__What the exercise asks__.
Looking at the listing, state how many of its lines contain the string "that". Write only the number.

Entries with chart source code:
<<<<

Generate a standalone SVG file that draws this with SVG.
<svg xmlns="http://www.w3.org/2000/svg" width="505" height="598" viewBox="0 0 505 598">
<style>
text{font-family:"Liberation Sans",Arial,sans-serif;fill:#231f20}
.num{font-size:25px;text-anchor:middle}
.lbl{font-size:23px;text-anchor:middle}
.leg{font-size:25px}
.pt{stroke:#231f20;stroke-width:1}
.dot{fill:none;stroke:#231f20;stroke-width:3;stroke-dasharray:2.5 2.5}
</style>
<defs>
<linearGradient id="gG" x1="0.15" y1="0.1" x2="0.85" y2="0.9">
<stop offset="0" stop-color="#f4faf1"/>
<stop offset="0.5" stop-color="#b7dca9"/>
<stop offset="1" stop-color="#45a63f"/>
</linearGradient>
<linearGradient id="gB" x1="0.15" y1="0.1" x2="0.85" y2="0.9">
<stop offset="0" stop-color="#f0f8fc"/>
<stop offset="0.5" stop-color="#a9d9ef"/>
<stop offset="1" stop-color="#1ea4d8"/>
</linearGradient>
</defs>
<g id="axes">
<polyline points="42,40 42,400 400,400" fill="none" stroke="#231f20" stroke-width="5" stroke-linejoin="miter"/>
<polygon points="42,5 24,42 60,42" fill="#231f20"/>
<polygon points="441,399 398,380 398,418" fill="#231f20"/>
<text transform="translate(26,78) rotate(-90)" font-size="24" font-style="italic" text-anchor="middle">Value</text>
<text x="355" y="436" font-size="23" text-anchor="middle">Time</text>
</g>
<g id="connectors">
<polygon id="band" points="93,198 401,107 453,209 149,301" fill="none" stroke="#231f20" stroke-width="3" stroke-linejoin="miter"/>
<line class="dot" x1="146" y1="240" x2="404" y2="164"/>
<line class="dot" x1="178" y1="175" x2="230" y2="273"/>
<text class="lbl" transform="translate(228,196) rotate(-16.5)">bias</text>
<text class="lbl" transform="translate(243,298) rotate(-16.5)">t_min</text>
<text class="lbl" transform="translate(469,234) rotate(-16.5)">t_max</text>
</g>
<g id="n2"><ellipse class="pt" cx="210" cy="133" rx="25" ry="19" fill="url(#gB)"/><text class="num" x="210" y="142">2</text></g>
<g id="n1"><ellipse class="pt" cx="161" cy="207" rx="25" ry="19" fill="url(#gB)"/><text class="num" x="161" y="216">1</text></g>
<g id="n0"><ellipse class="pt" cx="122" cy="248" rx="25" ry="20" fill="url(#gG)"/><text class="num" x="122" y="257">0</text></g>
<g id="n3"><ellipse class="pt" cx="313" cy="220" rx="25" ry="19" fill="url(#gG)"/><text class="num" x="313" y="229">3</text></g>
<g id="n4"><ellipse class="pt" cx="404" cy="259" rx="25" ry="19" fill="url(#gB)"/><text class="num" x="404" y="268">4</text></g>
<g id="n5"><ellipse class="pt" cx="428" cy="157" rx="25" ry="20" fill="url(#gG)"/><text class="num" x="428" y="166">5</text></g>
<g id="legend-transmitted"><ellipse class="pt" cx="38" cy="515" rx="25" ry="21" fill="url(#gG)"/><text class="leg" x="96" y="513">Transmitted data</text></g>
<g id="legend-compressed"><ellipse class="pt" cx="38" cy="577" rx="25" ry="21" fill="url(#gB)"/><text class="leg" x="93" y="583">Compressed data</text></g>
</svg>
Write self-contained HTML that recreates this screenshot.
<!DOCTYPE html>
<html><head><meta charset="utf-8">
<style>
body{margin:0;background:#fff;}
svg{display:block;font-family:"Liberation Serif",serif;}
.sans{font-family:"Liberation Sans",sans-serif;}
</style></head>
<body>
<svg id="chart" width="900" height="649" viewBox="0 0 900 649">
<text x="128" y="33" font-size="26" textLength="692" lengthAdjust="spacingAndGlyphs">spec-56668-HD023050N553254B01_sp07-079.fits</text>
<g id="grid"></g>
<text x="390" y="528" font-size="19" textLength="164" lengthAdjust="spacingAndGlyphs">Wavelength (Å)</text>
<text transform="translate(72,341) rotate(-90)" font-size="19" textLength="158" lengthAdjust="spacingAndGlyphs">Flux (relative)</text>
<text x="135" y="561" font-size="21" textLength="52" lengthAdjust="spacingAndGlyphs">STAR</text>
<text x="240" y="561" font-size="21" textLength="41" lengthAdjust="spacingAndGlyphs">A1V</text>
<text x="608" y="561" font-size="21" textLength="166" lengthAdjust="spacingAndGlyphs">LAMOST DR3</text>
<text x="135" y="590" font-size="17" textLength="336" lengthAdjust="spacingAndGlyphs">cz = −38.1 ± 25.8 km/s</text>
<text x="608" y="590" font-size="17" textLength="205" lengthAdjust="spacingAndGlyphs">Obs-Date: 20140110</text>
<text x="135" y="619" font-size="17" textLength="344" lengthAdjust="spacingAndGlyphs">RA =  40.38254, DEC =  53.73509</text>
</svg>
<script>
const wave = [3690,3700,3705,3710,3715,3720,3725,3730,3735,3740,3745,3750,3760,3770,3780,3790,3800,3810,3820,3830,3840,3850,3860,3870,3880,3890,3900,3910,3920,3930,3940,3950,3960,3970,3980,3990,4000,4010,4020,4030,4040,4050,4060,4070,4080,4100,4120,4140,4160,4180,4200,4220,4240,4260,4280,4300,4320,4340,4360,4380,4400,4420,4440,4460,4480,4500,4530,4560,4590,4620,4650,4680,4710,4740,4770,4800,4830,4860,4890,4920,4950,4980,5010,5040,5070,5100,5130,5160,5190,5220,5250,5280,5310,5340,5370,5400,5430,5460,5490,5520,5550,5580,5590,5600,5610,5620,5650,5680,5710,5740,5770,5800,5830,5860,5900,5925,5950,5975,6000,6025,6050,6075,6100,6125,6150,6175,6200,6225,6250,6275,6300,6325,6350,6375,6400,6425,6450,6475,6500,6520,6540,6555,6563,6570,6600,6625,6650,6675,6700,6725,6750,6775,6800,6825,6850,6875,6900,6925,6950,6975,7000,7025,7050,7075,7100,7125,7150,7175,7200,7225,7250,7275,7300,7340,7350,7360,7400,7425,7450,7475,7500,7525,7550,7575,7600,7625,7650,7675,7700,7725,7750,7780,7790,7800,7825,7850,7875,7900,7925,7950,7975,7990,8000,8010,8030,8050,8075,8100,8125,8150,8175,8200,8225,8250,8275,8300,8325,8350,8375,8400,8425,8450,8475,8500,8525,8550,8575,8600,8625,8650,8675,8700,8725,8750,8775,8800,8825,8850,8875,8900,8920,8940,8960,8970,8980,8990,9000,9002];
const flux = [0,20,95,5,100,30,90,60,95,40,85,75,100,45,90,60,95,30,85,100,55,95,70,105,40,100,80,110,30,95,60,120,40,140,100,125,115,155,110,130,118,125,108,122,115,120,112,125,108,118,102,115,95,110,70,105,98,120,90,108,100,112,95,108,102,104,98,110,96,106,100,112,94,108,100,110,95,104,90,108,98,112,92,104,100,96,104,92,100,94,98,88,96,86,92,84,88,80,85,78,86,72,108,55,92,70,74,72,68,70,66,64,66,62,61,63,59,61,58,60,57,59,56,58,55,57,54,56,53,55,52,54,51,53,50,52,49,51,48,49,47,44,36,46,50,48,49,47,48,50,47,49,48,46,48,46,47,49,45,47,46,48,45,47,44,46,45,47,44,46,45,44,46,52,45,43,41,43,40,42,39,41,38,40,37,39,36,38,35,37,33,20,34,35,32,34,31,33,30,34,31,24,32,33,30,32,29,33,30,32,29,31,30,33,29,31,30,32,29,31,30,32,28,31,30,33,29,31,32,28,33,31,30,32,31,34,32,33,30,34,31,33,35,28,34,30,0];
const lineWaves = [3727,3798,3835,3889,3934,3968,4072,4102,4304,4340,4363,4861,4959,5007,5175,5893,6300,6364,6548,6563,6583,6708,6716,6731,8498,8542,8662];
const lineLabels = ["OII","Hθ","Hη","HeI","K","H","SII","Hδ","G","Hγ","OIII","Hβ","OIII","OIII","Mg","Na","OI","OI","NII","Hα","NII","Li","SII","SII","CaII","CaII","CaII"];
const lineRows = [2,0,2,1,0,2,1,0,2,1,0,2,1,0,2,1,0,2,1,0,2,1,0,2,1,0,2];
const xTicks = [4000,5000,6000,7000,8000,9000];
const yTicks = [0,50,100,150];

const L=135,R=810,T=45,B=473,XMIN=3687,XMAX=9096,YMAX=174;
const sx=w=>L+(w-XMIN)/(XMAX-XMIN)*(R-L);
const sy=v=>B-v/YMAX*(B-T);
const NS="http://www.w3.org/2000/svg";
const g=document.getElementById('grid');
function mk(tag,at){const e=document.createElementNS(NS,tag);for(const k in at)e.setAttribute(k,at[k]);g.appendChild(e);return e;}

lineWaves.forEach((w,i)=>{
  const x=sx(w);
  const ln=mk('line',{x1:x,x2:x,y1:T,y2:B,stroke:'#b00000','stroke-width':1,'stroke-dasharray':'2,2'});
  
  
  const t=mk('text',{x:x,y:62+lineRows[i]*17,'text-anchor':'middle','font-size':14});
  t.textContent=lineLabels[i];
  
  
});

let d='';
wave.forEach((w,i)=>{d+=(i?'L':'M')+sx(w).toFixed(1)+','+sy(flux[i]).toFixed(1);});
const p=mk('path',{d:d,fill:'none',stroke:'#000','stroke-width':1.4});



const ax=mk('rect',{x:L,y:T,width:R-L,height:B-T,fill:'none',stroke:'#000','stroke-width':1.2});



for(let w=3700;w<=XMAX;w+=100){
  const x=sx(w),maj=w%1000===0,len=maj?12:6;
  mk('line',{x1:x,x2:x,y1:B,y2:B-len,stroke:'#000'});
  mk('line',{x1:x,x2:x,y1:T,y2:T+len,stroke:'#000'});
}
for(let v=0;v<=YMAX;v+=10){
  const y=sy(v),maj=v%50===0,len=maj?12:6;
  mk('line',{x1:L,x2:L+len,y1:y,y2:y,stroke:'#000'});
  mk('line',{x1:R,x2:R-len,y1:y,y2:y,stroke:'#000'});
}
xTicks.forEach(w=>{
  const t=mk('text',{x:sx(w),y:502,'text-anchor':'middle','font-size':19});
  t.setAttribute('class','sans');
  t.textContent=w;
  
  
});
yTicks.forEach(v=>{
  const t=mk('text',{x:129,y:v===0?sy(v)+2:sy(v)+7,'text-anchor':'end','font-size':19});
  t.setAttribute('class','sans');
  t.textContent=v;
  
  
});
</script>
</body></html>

>>>>

__Answer in full__.
2